Monday, November 21, 2016

Acute Pericarditis and Cardiac Tamponade



























Regarding Acute Pericarditis and Cardiac Tamponade answer the following questions.

1. What are the most common causes of acute pericarditis?
2. What is cardiac tamponade?
3. Does acute pericarditis often result in cardiac tamponade?
4. What are the signs and symptoms of pericarditis and tamponade?
5. How is the echocardiogram helpful in the diagnosis of pericarditis or tamponade?
6. What is the treatment for cardiac tamponade?

Answers:

1. What are the most common causes of acute pericarditis?
The most common causes of acute pericarditis are

  • idiopathic, 
  • viral infection, 
  • uremia, 
  • myocardial infarction MI),
  • trauma, 
  • cardiac surgery, and 
  • neoplasm.

2. What is cardiac tamponade?
Cardiac tamponade results from accumulation of fluid within the pericardium. As fluid accumulates, intrapericardial pressure increases, limiting filling of the heart and reducing stroke volume. As intrapericardial pressure rises, cardiac filling is increasingly limited. Ultimately, pressures equalize in the left atrium, pulmonary vasculature, right atrium, and superior vena cava (SVC); ventricular filling is progressively impaired and circulatory collapse ensues.

3. Does acute pericarditis often result in cardiac tamponade?
Acute pericarditis results in tamponade only rarely. Tamponade is more common in end-stage renal disease and neoplastic disease despite the frequent absence of an identifiable episode of acute pericarditis in these conditions.

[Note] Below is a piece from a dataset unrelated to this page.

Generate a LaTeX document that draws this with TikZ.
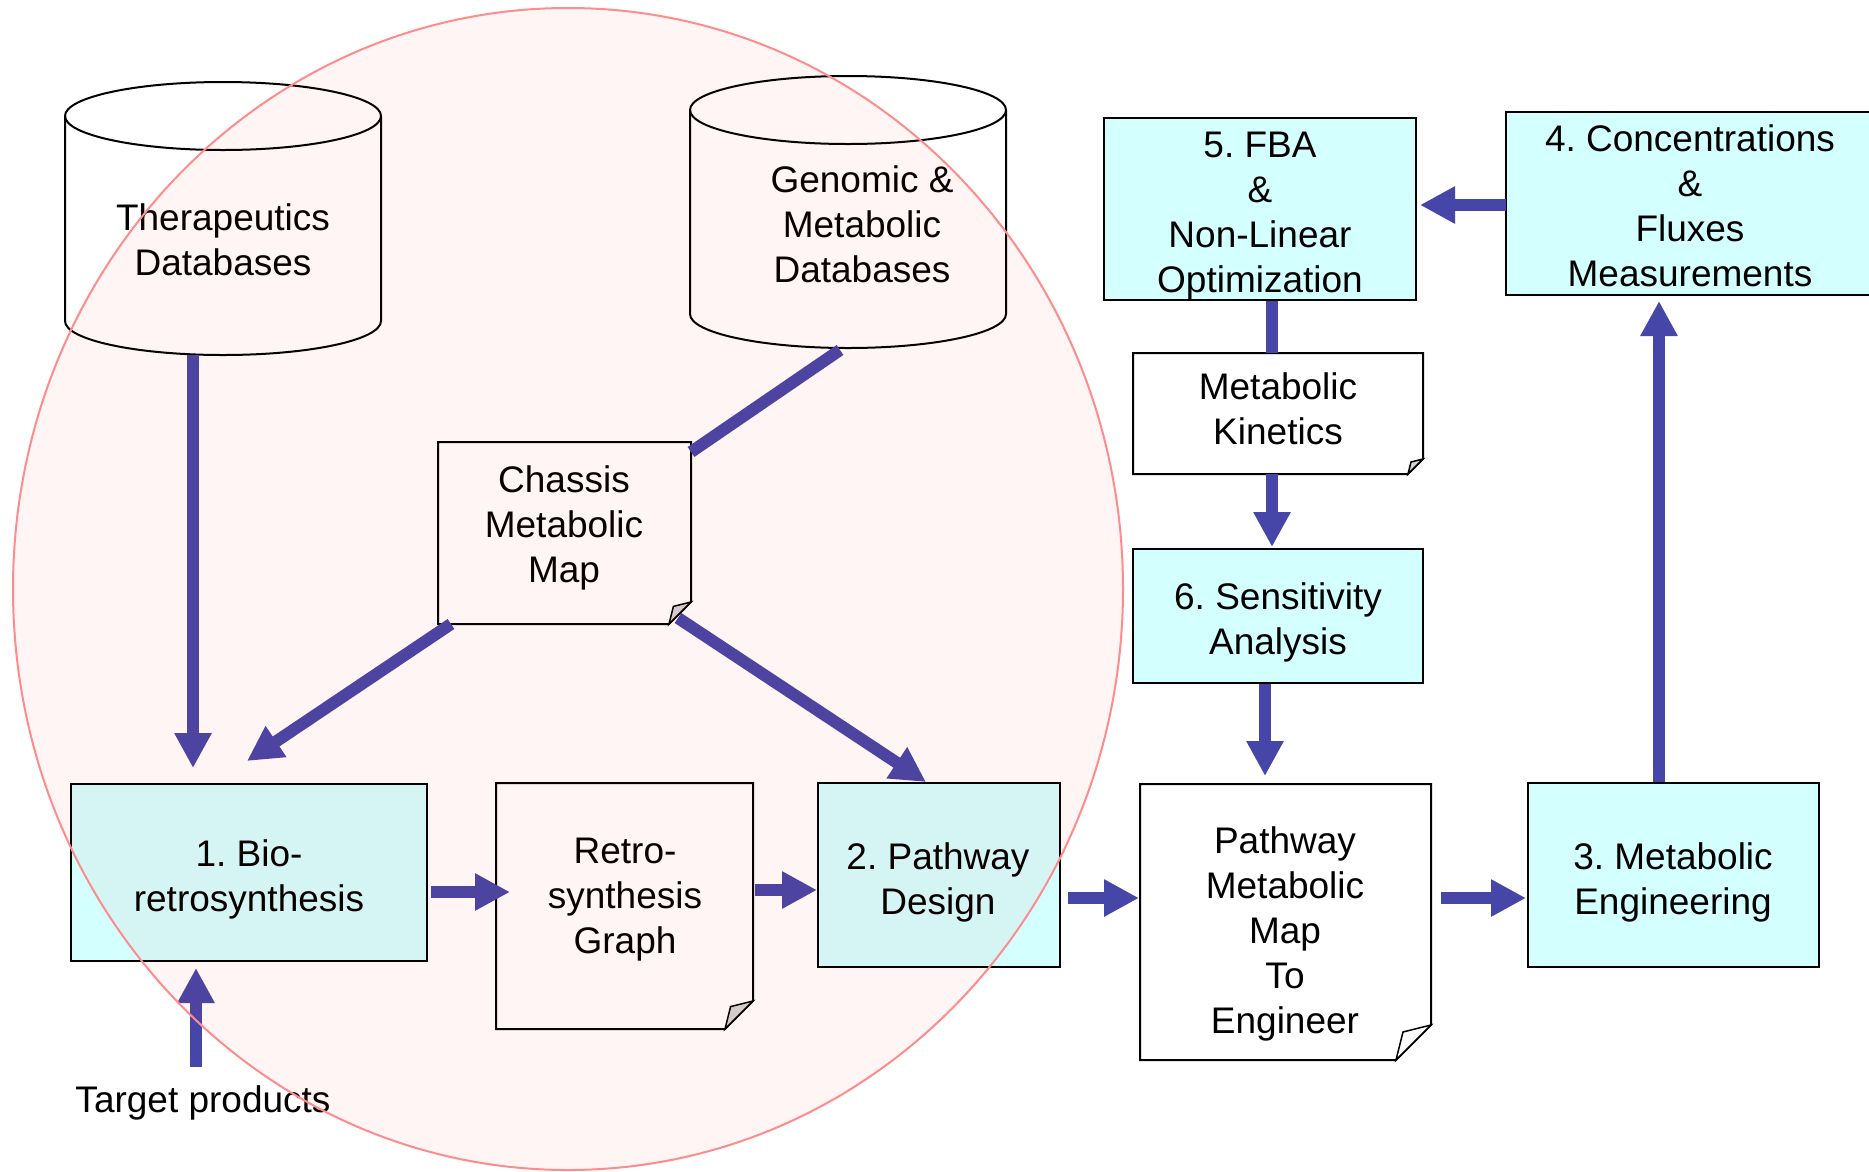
\documentclass[tikz,border=0pt]{standalone}
\usepackage{fontspec}
\setmainfont{Liberation Sans}
\usetikzlibrary{arrows.meta}
\definecolor{arrowblue}{RGB}{70,70,168}
\definecolor{boxcyan}{RGB}{212,255,255}
\definecolor{foldgray}{RGB}{212,212,212}
\definecolor{ellstroke}{RGB}{255,140,140}
\newcommand{\drawnote}[3]{%
  \draw[bline, fill=white] (#1.north west) -- (#1.north east) -- ([yshift=#2]#1.south east) -- ([xshift=-#2]#1.south east) -- (#1.south west) -- cycle;
  \draw[bline, line width=1.5pt, fill=#3] ([xshift=-#2]#1.south east) -- ([xshift=-0.8*#2,yshift=0.8*#2]#1.south east) -- ([yshift=#2]#1.south east) -- cycle;}
\newcommand{\drawcyl}[3]{%
  \draw[bline, fill=white] ([yshift=-#3]#1.north west) -- ([yshift=#3]#1.south west) arc[start angle=180,end angle=360,x radius=#2,y radius=#3] -- ([yshift=-#3]#1.north east) arc[start angle=0,end angle=180,x radius=#2,y radius=#3] -- cycle;
  \draw[bline] ([yshift=-#3]#1.north west) arc[start angle=180,end angle=360,x radius=#2,y radius=#3];}
\begin{document}
\frenchspacing
\begin{tikzpicture}[x=1pt,y=-1pt,
  txt/.style={align=center, font=\fontsize{37}{45}\selectfont\frenchspacing, inner sep=0pt},
  cbox/.style={draw=black, line width=2pt, fill=boxcyan, inner sep=0pt},
  hold/.style={inner sep=0pt, outer sep=0pt},
  bline/.style={draw=black, line width=2pt},
  conn/.style={draw=arrowblue, line width=12pt},
  arr/.style={conn, -{Triangle[width=35pt,length=35pt]}},
]
\useasboundingbox (0,0) rectangle (1869,1171);
\fill[white] (0,0) rectangle (1869,1171);

% shape holders
\node[hold, minimum width=316pt, minimum height=273pt] (ther) at (223,218.5) {};
\node[hold, minimum width=316pt, minimum height=272pt] (gen) at (848,212) {};
\node[hold, minimum width=253pt, minimum height=182pt] (chas) at (564.5,533) {};
\node[hold, minimum width=257pt, minimum height=246pt] (retro) at (624.5,906) {};
\node[hold, minimum width=291pt, minimum height=276pt] (pmm) at (1285.5,922) {};
\node[hold, minimum width=290pt, minimum height=121pt] (mk) at (1278,413.5) {};

\drawcyl{ther}{158pt}{34pt}
\drawcyl{gen}{158pt}{34pt}
\drawnote{chas}{22pt}{foldgray}
\drawnote{retro}{28pt}{foldgray}
\drawnote{pmm}{35pt}{white}
\drawnote{mk}{15pt}{foldgray}

% boxes
\node[cbox, minimum width=356pt, minimum height=177pt] (bio) at (249,872.5) {};
\node[cbox, minimum width=242pt, minimum height=184pt] (pd) at (939,875) {};
\node[cbox, minimum width=291pt, minimum height=184pt] (me) at (1673.5,875) {};
\node[cbox, minimum width=368pt, minimum height=183pt] (conc) at (1690,203.5) {};
\node[cbox, minimum width=312pt, minimum height=182pt] (fba) at (1260,209) {};
\node[cbox, minimum width=290pt, minimum height=134pt] (sa) at (1278,616) {};

% texts
\node[txt] (biot) at (249,879.5) {1. Bio-\\retrosynthesis};
\node[txt] (pdt) at (938,882) {2. Pathway\\Design};
\node[txt] (met) at (1673,882) {3. Metabolic\\Engineering};
\node[txt] (conct) at (1690,205.5) {4. Concentrations\\\&\\Fluxes\\Measurements};
\node[txt] (fbat) at (1260,216) {5. FBA\\\&\\Non-Linear\\Optimization};
\node[txt] (sat) at (1278,622) {6. Sensitivity\\Analysis};
\node[txt] (thert) at (223,239.5) {Therapeutics\\Databases};
\node[txt] (gent) at (862,224) {Genomic \&\\Metabolic\\Databases};
\node[txt] (chast) at (564,528) {Chassis\\Metabolic\\Map};
\node[txt] (retrot) at (625,899.5) {Retro-\\synthesis\\Graph};
\node[txt] (pmmt) at (1285,933.5) {Pathway\\Metabolic\\Map\\To\\Engineer};
\node[txt] (mkt) at (1278,408.5) {Metabolic\\Kinetics};
\node[txt] (tgt) at (203,1103) {Target products};

% connectors
\draw[arr] ([xshift=-30pt]ther.south) -- ([xshift=-56pt,yshift=15pt]bio.north);
\draw[arr] ([xshift=-7pt,yshift=19pt]tgt.north) -- ([xshift=-53pt,yshift=-6pt]bio.south);
\draw[arr] ([xshift=13pt]chas.south west) -- ([xshift=-2pt,yshift=22pt]bio.north);
\draw[arr] ([xshift=-13pt,yshift=6pt]chas.south east) -- ([xshift=-13pt]pd.north);
\draw[conn] ([xshift=-8pt,yshift=-2pt]gen.south) -- ([yshift=-10pt]chas.north east);
\draw[arr] ([xshift=3pt,yshift=-19.5pt]bio.east) -- ([xshift=14pt,yshift=14pt]retro.west);
\draw[arr] ([xshift=2pt,yshift=16pt]retro.east) -- ([yshift=-15pt]pd.west);
\draw[arr] ([xshift=7pt,yshift=-23pt]pd.east) -- ([xshift=-1pt,yshift=24pt]pmm.west);
\draw[arr] ([xshift=10pt,yshift=24pt]pmm.east) -- ([xshift=-1pt,yshift=-23pt]me.west);
\draw[arr] ([xshift=-14.5pt]me.north) -- ([xshift=-31pt,yshift=-5pt]conc.south);
\draw[arr] ([xshift=1pt,yshift=-1.5pt]conc.west) -- ([xshift=3pt,yshift=4pt]fba.east);
\draw[conn] ([xshift=12pt]fba.south) -- ([xshift=-6pt]mk.north);
\draw[arr] ([xshift=-6pt]mk.south) -- ([xshift=-6pt,yshift=1pt]sa.north);
\draw[arr] ([xshift=-13pt]sa.south) -- ([xshift=-20.5pt,yshift=8pt]pmm.north);

% overlay ellipse
\draw[draw=ellstroke, line width=2pt, fill=red, fill opacity=0.04] (568,589) ellipse [x radius=555pt, y radius=581pt];
\end{tikzpicture}
\end{document}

4. What are the signs and symptoms of pericarditis and tamponade?
The most common symptom of acute pericarditis is chest pain. The pain is generally sharp and is worse with cough, deep inspiration, and recumbency.
A pericardial friction rub is the most common finding in acute pericarditis. It often has three components that occur in systole, and early and late diastole when the heart is moving and the pericardial surfaces rub against one another.
Symptoms of tamponade depend on the degree of hemodynamic compromise. The common symptoms of pericardial effusion with tamponade include dyspnea (80%), cough (30%), orthopnea (25%), and chest pain (20%).
The common signs of pericardial effusion with tamponade are jugular venous distension and tachycardia (both nearly 100%), pulsus paradoxus (89%), systolic blood pressure ≤90 mm Hg (52%), and pericardial rub (22%).

5. How is the echocardiogram helpful in the diagnosis of pericarditis or tamponade?
The echocardiogram is the most accurate and easily available tool to detect and quantify pericardial fluid. How ever, it is often not of diagnostic value in acute pericarditis because the absence of pericardial fluid does not exclude the diagnosis of acute pericarditis, especially in idiopathic or viral
pericarditis. In patients with pericarditis due to neoplasm, bacterial infection, trauma, or cardiac surgery, the echocardiogram may provide helpful information about the etiology of the effusion. For example, metastases may be visible on the pericardial surfaces.
The echocardiogram is the most commonly used technique for the diagnosis of cardiac tamponade. Typical findings in addition to the presence of pericardial fluid include right atrial and right ventricular diastolic collapse, exaggerated respiratory changes in tricuspid and mitral valve flow, and
plethora of the inferior vena cava. Because the limitation of cardiac filling is progressive as the effusion increases, findings of tamponade may be detected by echocardiogram before the classically described clinical triad of hypotension, paradoxical pulse, and increased systemic venous pressure.

6. What is the treatment for cardiac tamponade?
Cardiac tamponade requires immediate treatment to relieve the increased end-diastolic pressure and inadequate ventricular filling. The treatment of cardiac tamponade consists of w ithdraw al of fluid from the pericardial space, generally through a needle inserted percutaneously—a procedure called
pericardiocentesis. Pericardiocentesis may be performed using P.echocardiographic guidance to place a needle or a catheter in the intrapericardial space or in the cardiac catheterization laboratory using
fluoroscopic guidance. Intravenous (IV) fluids such as blood or saline may be used, but only as a temporizing measure. Volume administration is useful only in hypovolemic patients. In normovolemic patients, the administration of fluid may exacerbate the intrapericardial pressure.